How you cook up your lobster is completely up to you, but I recommend listening to celebrity chef Marcus Samuelsson, who prefers a less traditional approach.
“I think curry and thermidor is an excellent start,” he says, “But then I think what you should be doing is thinking about the next day. First of all, the shell, don’t throw them out. Take that curry sauce, bring the shells to a boil, strain it and then you have a great curry lobster soup for the next day
5. Fish Sandwiches by W.C. Stevenson
O fish sandwich, how do I love thee? Let me count the ways.
I love thee when my hands cannot contain
The overflowing majesty that brought you fame,
And fortune for us that deliver your grace.
I love thee when lunch cannot come sooner,
In daydreams at my desk at half past eleven.
I love thee freely, like God up in heaven.

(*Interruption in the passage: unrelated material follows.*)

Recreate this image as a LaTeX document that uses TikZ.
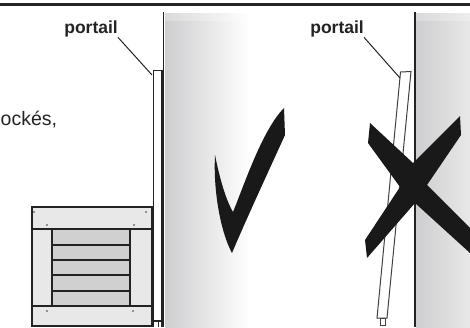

I love thee purely, like a Sunday nap.
I love thee with the passion Kanye loves himself,
And Kim Kardashian loves attention.
I love thee with a love I thought I never would,
Despite my wider waist. I love thee with tartar,
Tabasco, all my life; and, if I could choose,
Though impossible, I’d love thee even harder.
6. We Add Rum to Soup by W.C. Stevenson
According to legend, Bermuda’s fish chowder was first born on the beaches of St. George’s in giant pots simmering above a fire. With such little farming in Bermuda’s early days, locals gathered round and tossed their own contributions into the stew as they sat and chatted about the day’s events. It’s a rather quaint and provincial origin. Milk was prone to spoiling, so meat stock was used instead. Basic root vegetables were tossed in—nobody was growing anything fancy in those days. Mix in some sherry peppers and fish, and you’ve got the origins of a national dish. No word on whether anyone was dumping rum into those giant pots, but if they weren’t, it surely didn’t take very long until someone tried it on their own.
The Perfect Fish Chowder Starts with Four Simple Ingredients
1. Fish. It’s widely agreed upon that the heads of rockfish are the best, but they’re not easily come by. In lieu, tuna, porgy or snapper are good substitutes.
2. Water. The biggest key to Bermudian fish chowder is the consistency is essential. It shouldn’t stick in your stomach. Fish chowder is meant to be light—an appetizer, not an entree.
3. Vegetables. Onions, celery, green peppers, carrots, potatoes, turnips, tomatoes, garlic and ketchup or tomato puree. Season with thyme, bay leaves, cloves, marjoram, curry powder, cinnamon, salt and pepper.
4. Time. The best fish chowder takes a long time to make. Two days to be exact.
Once your chowder is ready to serve, add as much rum and sherry pepper as your heart desires.